I was watching the beautiful movie "Fiddler On The Roof" for the nth time. There is this song during Tzeitel's wedding, where her parents look at the couple and this song plays in the background"
Is this the little girl I carried
Is this the little boy at play
I don't remember growing old
When did they?
I feel that way already about my one year old Puttachi. I remember the way she was when she was brought to me minutes after she was born, and I look at her now... how much she has grown. So much time has passed, but I am still the same. Well, time hasn't stood still for me. Time has aged me that much more, but I don't feel it. But the passage of that time is more than evident on my baby.
I am sure it will be this way... My daughter will become five years old, ten years old, twenty..... and I will turn thirty, forty, fifty, sixty... and then wonder.. where did all those years go?
Swiftly fly the days
Says the same song. That is how it is, isn't it? And those days become years before you know it.

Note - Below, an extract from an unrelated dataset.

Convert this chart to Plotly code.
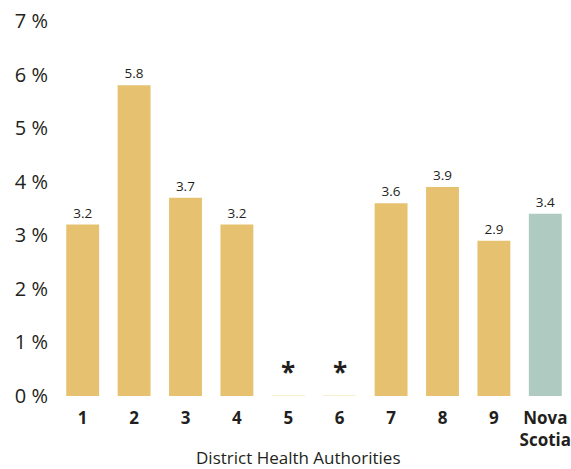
import plotly.graph_objects as go

# District Health Authorities (1-9) plus the provincial total
categories = ["1", "2", "3", "4", "5", "6", "7", "8", "9", "Nova<br>Scotia"]
values = [3.2, 5.8, 3.7, 3.2, 0, 0, 3.6, 3.9, 2.9, 3.4]
value_labels = ["3.2", "5.8", "3.7", "3.2", "", "", "3.6", "3.9", "2.9", "3.4"]
suppressed = [False, False, False, False, True, True, False, False, False, False]
y_ticks = [0, 1, 2, 3, 4, 5, 6, 7]

GOLD = "#E6C270"
TEAL = "#AFCAC0"
PALE = "#F6E6C2"
INK = "#231F20"
FONT = "Open Sans, Noto Sans, sans-serif"

colors = [TEAL if c.startswith("Nova") else GOLD for c in categories]
line_colors = [PALE if s else "rgba(0,0,0,0)" for s in suppressed]

fig = go.Figure()
fig.add_trace(go.Bar(
    x=categories,
    y=values,
    marker=dict(color=colors, line=dict(color=line_colors, width=1)),
    text=value_labels,
    textposition="outside",
    cliponaxis=False,
    textfont=dict(family=FONT, size=13.5, color=INK),
    hoverinfo="skip",
))

# Asterisks mark districts whose rates are suppressed
for i, s in enumerate(suppressed):
    if s:
        fig.add_annotation(
            x=i, y=0, yref="y", xref="x",
            text="<b>*</b>", showarrow=False,
            yshift=24,
            font=dict(family=FONT, size=26, color=INK),
        )

plot_left, plot_width = 57, 571 - 57
fig.add_annotation(
    x=(298 - plot_left) / plot_width, xref="paper", xanchor="center",
    y=-0.163, yref="paper", yanchor="middle",
    text="District Health Authorities", showarrow=False,
    font=dict(family=FONT, size=17, color=INK),
)

fig.update_layout(
    width=571, height=469,
    margin=dict(l=57, r=0, t=21, b=73),
    paper_bgcolor="white", plot_bgcolor="white",
    bargap=0.36,
    showlegend=False,
    font=dict(family=FONT, color=INK),
    xaxis=dict(
        type="category",
        range=[-0.5, 9.5],
        showgrid=False, zeroline=False, showline=False,
        ticks="", ticklabelstandoff=10,
        tickfont=dict(family=FONT, size=17, color=INK),
        tickprefix="<b>", ticksuffix="</b>",
    ),
    yaxis=dict(
        range=[0, 7], tickvals=y_ticks,
        ticktext=[f"{v} %" for v in y_ticks],
        showgrid=False, zeroline=False, showline=False,
        ticks="", ticklabelstandoff=8,
        tickfont=dict(family=FONT, size=20, color=INK),
    ),
)

fig.write_html("out.html")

During Puttachi's early days, my mother would tell me. "All this takes me back to the time when I was a new mother. Being awakened at unearthly hours by a tiny whimper, and the sleeplessness, the smell of milk and baby powder, the baby clothes, the soft, warm, bundle in my arms... it is the same thing happening all over again... this could be yesterday.... this could be my baby... but hey, when did my little baby grow up, old enough to have a baby of her own?"
Where did those years go? How did the time fly by? It is an unsettling thought.